We established an AI ethics review process where cross-functional stakeholders—including product managers, data scientists, legal advisors, and customer representatives—discuss and document these decisions. The documentation isn't just for auditors; it's for our own team to maintain consistency as people rotate through roles and new AI features are developed.
Leveraging Existing ISO Foundations
If your organisation already holds ISO 27001 or similar certifications, you have a significant head start. The management system structure—policies, procedures, internal audits, management reviews, continuous improvement—carries over directly. You're not building a new governance system; you're extending an existing one to cover AI-specific risks.
What carries over from ISO 27001:
- Management commitment and leadership structures
- Risk assessment methodology (extended for AI-specific risks)
- Internal audit processes and schedules
- Document control and record management
- Corrective action and continuous improvement procedures
- Stakeholder communication processes
What's new for ISO 42001:
- AI-specific risk categories (bias, explainability, model drift, autonomous decision-making)
- AI lifecycle management (from data collection through decommissioning)
- Impact assessment requirements for affected individuals and communities
- Transparency and explainability controls
- Human oversight mechanisms
This overlap means organisations with mature ISO 27001 programs can potentially achieve ISO 42001 certification in a compressed timeframe.

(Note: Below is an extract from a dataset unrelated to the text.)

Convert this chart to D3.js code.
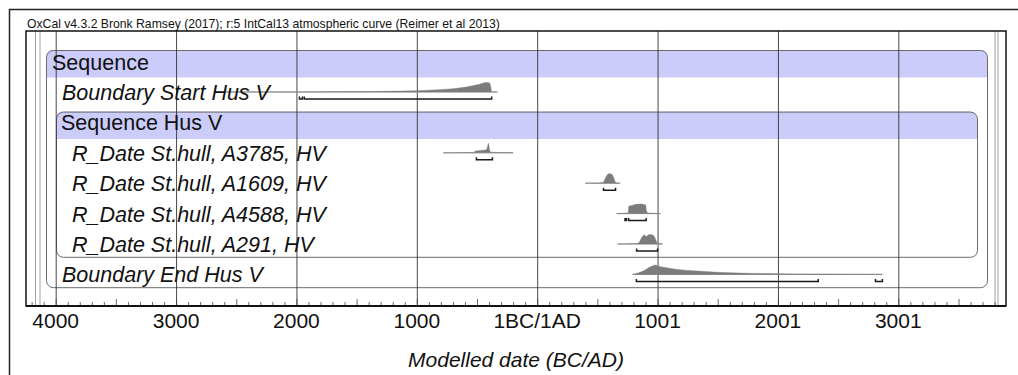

The effort isn't doubled—it's incremental.
Making Compliance a Competitive Advantage
Here's the perspective shift that changed how I think about ISO 42001: compliance isn't a cost centre—it's a differentiator. In a market where AI trust is fragile and customers are increasingly sophisticated about AI risks, demonstrating robust AI governance creates genuine competitive advantage.
How compliance becomes advantage:
- Customer trust: Enterprise customers evaluating AI vendors increasingly ask about governance frameworks. Having ISO 42001 certification answers those questions definitively.

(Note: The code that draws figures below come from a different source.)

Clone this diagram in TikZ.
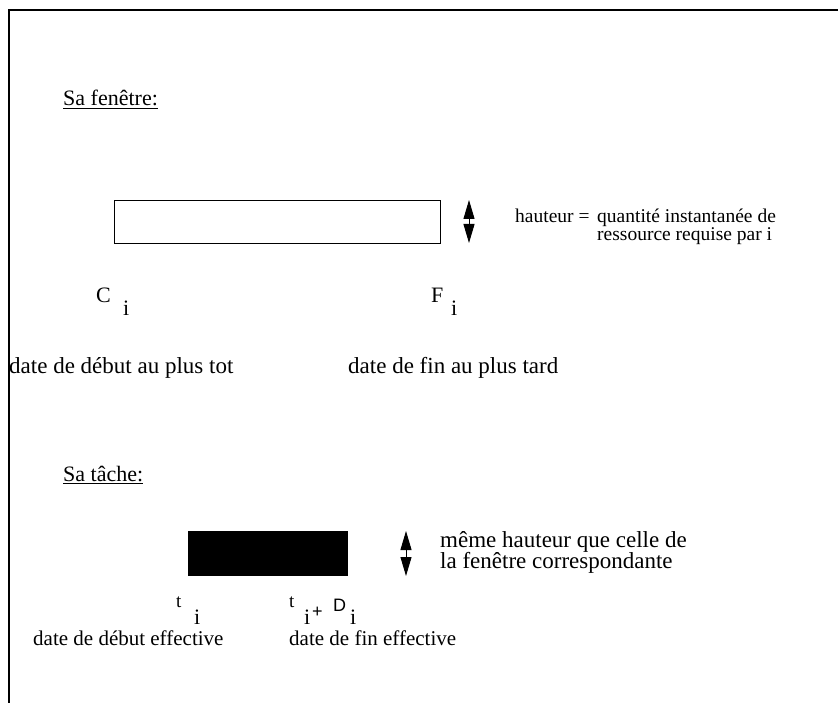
\documentclass[tikz,border=0pt]{standalone}
\usepackage{fontspec}
\setmainfont{Liberation Serif}
\newfontfamily\helv{Liberation Sans}
\usetikzlibrary{arrows.meta}
\begin{document}
\begin{tikzpicture}[x=1pt,y=-1pt,
  txt/.style={inner sep=0pt,anchor=base west,font=\fontsize{23}{23}\selectfont},
  btxt/.style={inner sep=0pt,anchor=base west,font=\fontsize{21}{21}\selectfont},
  ttl/.style={inner sep=0pt,anchor=base west,font=\fontsize{22}{22}\selectfont},
  smalltxt/.style={inner sep=0pt,anchor=base west,font=\fontsize{19.5}{19.5}\selectfont},
  sym/.style={inner sep=0pt,anchor=base west,font=\fontsize{22}{22}\selectfont},
  tsym/.style={inner sep=0pt,anchor=base west,font=\fontsize{19}{19}\selectfont},
  dsym/.style={inner sep=0pt,anchor=base west,font=\helv\fontsize{18}{18}\selectfont},
  dblarrow/.style={line width=1pt,{Triangle[length=19pt,width=11pt]}-{Triangle[length=19pt,width=11pt]}},
  frame/.style={line width=1.2pt}]
\useasboundingbox (0,0) rectangle (838,703);
% frame
\coordinate (ftr) at (838,10);
\coordinate (ftl) at (9,10);
\coordinate (fbl) at (9,703);
\draw[frame] (ftr) -- (ftl) -- (fbl);
% Sa fenetre
\node[ttl] (titre1) at (63,106) {\underline{Sa fenêtre:}};
\node[draw,line width=0.9pt,inner sep=0pt,minimum width=326pt,minimum height=43pt,anchor=north west] (fen) at (114,200) {};
\coordinate (a1t) at (469,200);
\coordinate (a1b) at (469,243);
\draw[dblarrow] (a1t) -- (a1b);
\node[smalltxt] (haut) at (515,223) {hauteur =};
\node[smalltxt] (q1) at (597,223) {quantité instantanée de};
\node[smalltxt] (q2) at (597,241) {ressource requise par i};
\node[sym] (C) at (96,303) {C};
\node[sym] (Ci) at (123,316) {i};
\node[sym] (F) at (431,303) {F};
\node[sym] (Fi) at (451,316) {i};
\node[txt] (d1) at (9,373) {date de début au plus tot};
\node[txt] (d2) at (348,373) {date de fin au plus tard};
% Sa tache
\node[ttl] (titre2) at (63,481) {\underline{Sa tâche:}};
\node[fill=black,inner sep=0pt,minimum width=160pt,minimum height=45pt,anchor=north west] (tache) at (188,531) {};
\coordinate (a2t) at (406,531);
\coordinate (a2b) at (406,576);
\draw[dblarrow] (a2t) -- (a2b);
\node[txt] (m1) at (440,547) {même hauteur que celle de};
\node[txt] (m2) at (440,568) {la fenêtre correspondante};
\node[tsym] (t1) at (176,607) {t};
\node[sym] (t1i) at (194,624) {i};
\node[tsym] (t2) at (289,607) {t};
\node[sym] (t2i) at (304,624) {i};
\node[dsym] (plus) at (312,617) {+};
\node[dsym] (D) at (333,611) {D};
\node[sym] (Di) at (350,624) {i};
\node[btxt] (e1) at (33,645) {date de début effective};
\node[btxt] (e2) at (289,645) {date de fin effective};
\end{tikzpicture}
\end{document}
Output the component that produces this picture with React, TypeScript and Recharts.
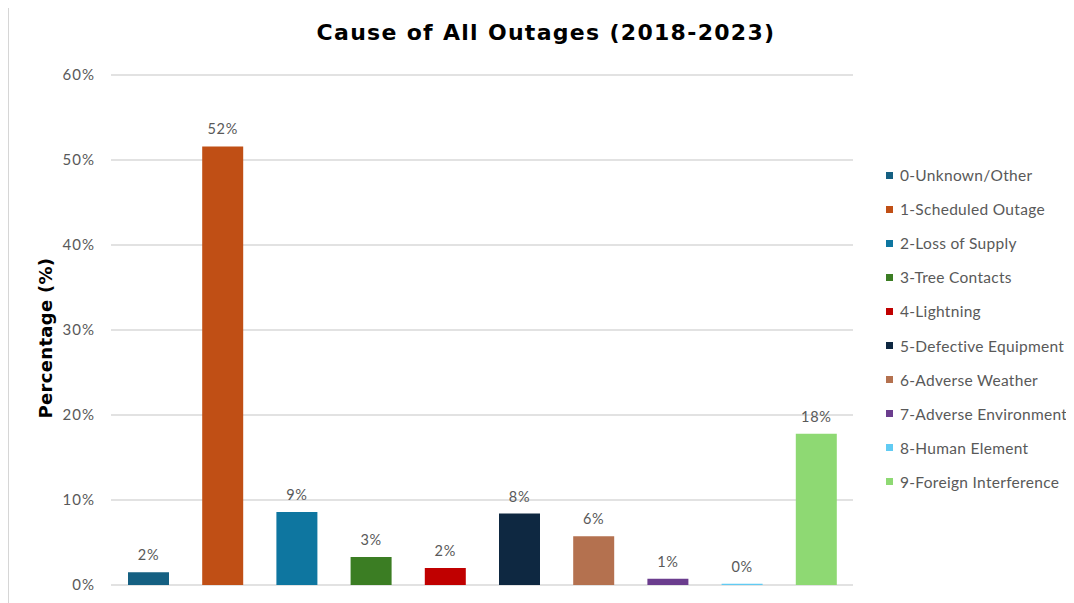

- Sales enablement: Certification removes a significant friction point in enterprise sales cycles, particularly for customers in regulated industries.
- Product quality: The evaluation frameworks, bias testing, and monitoring required by ISO 42001 actually make your AI products better. We've caught quality issues through our governance processes that would have reached customers otherwise.

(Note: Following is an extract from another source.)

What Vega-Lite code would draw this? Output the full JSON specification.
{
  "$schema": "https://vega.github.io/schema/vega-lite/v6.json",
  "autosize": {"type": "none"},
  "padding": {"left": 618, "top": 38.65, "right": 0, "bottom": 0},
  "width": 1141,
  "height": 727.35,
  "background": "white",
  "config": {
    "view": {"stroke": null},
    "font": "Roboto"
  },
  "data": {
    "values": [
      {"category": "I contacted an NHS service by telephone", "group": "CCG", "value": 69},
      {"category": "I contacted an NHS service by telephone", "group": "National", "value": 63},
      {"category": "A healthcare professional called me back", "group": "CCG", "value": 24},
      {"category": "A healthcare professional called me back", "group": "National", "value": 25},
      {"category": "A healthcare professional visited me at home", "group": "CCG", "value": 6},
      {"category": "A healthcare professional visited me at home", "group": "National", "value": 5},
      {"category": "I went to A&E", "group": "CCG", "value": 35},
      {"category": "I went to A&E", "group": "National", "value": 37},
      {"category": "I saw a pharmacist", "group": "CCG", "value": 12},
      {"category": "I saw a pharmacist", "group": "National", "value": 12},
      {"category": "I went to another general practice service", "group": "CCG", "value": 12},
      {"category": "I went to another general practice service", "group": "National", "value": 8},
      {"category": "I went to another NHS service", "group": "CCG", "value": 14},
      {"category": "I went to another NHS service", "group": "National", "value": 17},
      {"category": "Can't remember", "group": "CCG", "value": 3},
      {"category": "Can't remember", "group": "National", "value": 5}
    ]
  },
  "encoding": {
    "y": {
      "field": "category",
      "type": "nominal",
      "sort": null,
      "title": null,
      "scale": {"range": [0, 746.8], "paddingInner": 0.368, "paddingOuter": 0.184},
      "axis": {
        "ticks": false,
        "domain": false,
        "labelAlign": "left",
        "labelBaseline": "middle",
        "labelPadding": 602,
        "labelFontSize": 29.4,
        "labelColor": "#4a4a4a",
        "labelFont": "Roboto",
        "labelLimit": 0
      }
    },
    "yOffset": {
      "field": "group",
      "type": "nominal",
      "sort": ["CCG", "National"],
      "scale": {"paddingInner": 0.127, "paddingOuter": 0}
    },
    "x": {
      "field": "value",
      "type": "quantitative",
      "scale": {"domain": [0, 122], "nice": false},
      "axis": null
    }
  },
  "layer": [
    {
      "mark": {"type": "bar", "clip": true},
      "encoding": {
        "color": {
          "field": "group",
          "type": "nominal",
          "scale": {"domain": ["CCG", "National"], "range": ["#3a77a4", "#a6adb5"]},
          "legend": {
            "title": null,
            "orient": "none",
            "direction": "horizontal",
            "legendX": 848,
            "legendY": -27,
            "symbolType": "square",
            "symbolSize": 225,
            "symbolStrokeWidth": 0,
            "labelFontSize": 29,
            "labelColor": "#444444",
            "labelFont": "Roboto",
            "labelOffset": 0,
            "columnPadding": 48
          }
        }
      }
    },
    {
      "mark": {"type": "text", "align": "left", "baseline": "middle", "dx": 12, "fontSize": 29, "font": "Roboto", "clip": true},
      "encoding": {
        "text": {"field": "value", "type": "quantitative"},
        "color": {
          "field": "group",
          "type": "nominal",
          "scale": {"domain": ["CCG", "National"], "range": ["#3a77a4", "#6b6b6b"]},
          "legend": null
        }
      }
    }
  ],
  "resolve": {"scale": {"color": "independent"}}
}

- Talent attraction: Engineers increasingly want to work on AI systems they can be proud of. A commitment to responsible AI governance attracts talent who care about building technology that's trustworthy.
- Regulatory readiness: As AI regulations continue to evolve globally, organisations with established governance frameworks can adapt more quickly than those starting from scratch.
Conclusion: Governance as Engineering Discipline
The most important lesson from our ISO 42001 journey is that AI governance isn't separate from engineering—it is engineering. Building evaluation frameworks, bias detection systems, monitoring pipelines, and audit infrastructure is deeply technical work that requires the same rigour and creativity as building the AI features themselves.
If you're an engineering leader whose organisation is building AI products, don't wait for compliance requirements to force your hand. Start with the evaluation framework. Build the monitoring. Document the decisions. Not because an auditor will ask for it, but because it makes your AI systems genuinely better.
The organisations that treat responsible AI as a core engineering discipline—not a compliance overhead—will build the AI products that customers trust, regulators respect, and engineers are proud to work on. ISO 42001 provides the framework. Your engineering culture determines whether it becomes a checkbox exercise or a genuine commitment to building AI that serves people well.